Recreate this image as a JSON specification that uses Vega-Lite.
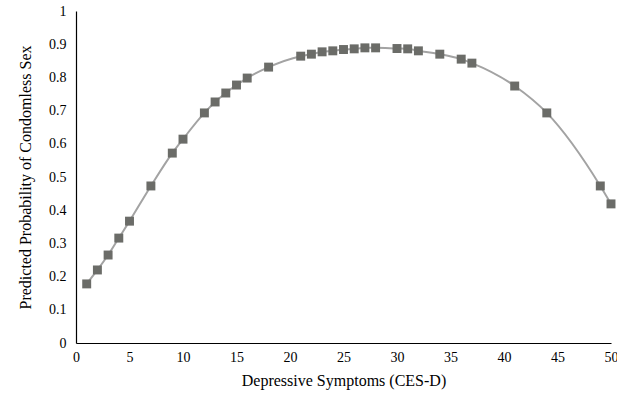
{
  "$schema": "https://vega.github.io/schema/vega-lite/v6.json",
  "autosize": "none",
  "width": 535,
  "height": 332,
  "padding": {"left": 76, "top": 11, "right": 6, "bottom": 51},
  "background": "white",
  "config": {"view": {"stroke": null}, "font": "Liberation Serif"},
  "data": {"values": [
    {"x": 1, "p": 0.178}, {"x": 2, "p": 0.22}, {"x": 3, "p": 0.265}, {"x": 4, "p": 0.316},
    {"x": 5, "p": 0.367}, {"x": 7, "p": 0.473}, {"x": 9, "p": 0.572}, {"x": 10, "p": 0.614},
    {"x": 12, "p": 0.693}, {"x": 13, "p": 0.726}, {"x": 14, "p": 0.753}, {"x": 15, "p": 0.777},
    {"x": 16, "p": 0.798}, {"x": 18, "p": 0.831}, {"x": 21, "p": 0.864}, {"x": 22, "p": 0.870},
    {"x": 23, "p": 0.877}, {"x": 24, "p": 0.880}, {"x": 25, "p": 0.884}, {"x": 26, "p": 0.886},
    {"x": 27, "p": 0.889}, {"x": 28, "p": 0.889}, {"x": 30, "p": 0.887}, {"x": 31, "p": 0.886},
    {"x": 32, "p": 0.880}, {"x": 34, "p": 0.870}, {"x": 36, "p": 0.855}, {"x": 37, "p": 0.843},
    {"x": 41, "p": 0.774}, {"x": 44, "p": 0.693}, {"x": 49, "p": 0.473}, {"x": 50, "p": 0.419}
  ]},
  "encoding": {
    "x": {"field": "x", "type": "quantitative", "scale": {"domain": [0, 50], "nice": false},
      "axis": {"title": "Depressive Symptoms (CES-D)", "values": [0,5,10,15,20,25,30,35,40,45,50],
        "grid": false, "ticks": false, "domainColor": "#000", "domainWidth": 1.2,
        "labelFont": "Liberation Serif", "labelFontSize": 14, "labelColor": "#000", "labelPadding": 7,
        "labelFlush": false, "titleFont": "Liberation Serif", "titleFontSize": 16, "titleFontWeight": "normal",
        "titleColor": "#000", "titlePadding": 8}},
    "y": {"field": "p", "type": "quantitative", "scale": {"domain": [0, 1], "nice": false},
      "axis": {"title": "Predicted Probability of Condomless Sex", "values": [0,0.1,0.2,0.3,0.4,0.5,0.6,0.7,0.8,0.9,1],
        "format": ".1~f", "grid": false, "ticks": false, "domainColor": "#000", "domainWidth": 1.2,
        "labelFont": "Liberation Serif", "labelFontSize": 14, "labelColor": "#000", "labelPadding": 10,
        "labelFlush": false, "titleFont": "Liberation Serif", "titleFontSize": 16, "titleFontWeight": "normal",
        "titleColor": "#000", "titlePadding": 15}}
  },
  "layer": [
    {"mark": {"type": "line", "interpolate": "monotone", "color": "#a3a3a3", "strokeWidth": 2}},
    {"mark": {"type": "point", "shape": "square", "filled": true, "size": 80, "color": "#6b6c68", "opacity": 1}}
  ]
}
######
## Work required
Restate the whole listing above exactly, please, omitting every image.

## Result for this task
Recreate this image as a JSON specification that uses Vega-Lite.
{
  "$schema": "https://vega.github.io/schema/vega-lite/v6.json",
  "autosize": "none",
  "width": 535,
  "height": 332,
  "padding": {"left": 76, "top": 11, "right": 6, "bottom": 51},
  "background": "white",
  "config": {"view": {"stroke": null}, "font": "Liberation Serif"},
  "data": {"values": [
    {"x": 1, "p": 0.178}, {"x": 2, "p": 0.22}, {"x": 3, "p": 0.265}, {"x": 4, "p": 0.316},
    {"x": 5, "p": 0.367}, {"x": 7, "p": 0.473}, {"x": 9, "p": 0.572}, {"x": 10, "p": 0.614},
    {"x": 12, "p": 0.693}, {"x": 13, "p": 0.726}, {"x": 14, "p": 0.753}, {"x": 15, "p": 0.777},
    {"x": 16, "p": 0.798}, {"x": 18, "p": 0.831}, {"x": 21, "p": 0.864}, {"x": 22, "p": 0.870},
    {"x": 23, "p": 0.877}, {"x": 24, "p": 0.880}, {"x": 25, "p": 0.884}, {"x": 26, "p": 0.886},
    {"x": 27, "p": 0.889}, {"x": 28, "p": 0.889}, {"x": 30, "p": 0.887}, {"x": 31, "p": 0.886},
    {"x": 32, "p": 0.880}, {"x": 34, "p": 0.870}, {"x": 36, "p": 0.855}, {"x": 37, "p": 0.843},
    {"x": 41, "p": 0.774}, {"x": 44, "p": 0.693}, {"x": 49, "p": 0.473}, {"x": 50, "p": 0.419}
  ]},
  "encoding": {
    "x": {"field": "x", "type": "quantitative", "scale": {"domain": [0, 50], "nice": false},
      "axis": {"title": "Depressive Symptoms (CES-D)", "values": [0,5,10,15,20,25,30,35,40,45,50],
        "grid": false, "ticks": false, "domainColor": "#000", "domainWidth": 1.2,
        "labelFont": "Liberation Serif", "labelFontSize": 14, "labelColor": "#000", "labelPadding": 7,
        "labelFlush": false, "titleFont": "Liberation Serif", "titleFontSize": 16, "titleFontWeight": "normal",
        "titleColor": "#000", "titlePadding": 8}},
    "y": {"field": "p", "type": "quantitative", "scale": {"domain": [0, 1], "nice": false},
      "axis": {"title": "Predicted Probability of Condomless Sex", "values": [0,0.1,0.2,0.3,0.4,0.5,0.6,0.7,0.8,0.9,1],
        "format": ".1~f", "grid": false, "ticks": false, "domainColor": "#000", "domainWidth": 1.2,
        "labelFont": "Liberation Serif", "labelFontSize": 14, "labelColor": "#000", "labelPadding": 10,
        "labelFlush": false, "titleFont": "Liberation Serif", "titleFontSize": 16, "titleFontWeight": "normal",
        "titleColor": "#000", "titlePadding": 15}}
  },
  "layer": [
    {"mark": {"type": "line", "interpolate": "monotone", "color": "#a3a3a3", "strokeWidth": 2}},
    {"mark": {"type": "point", "shape": "square", "filled": true, "size": 80, "color": "#6b6c68", "opacity": 1}}
  ]
}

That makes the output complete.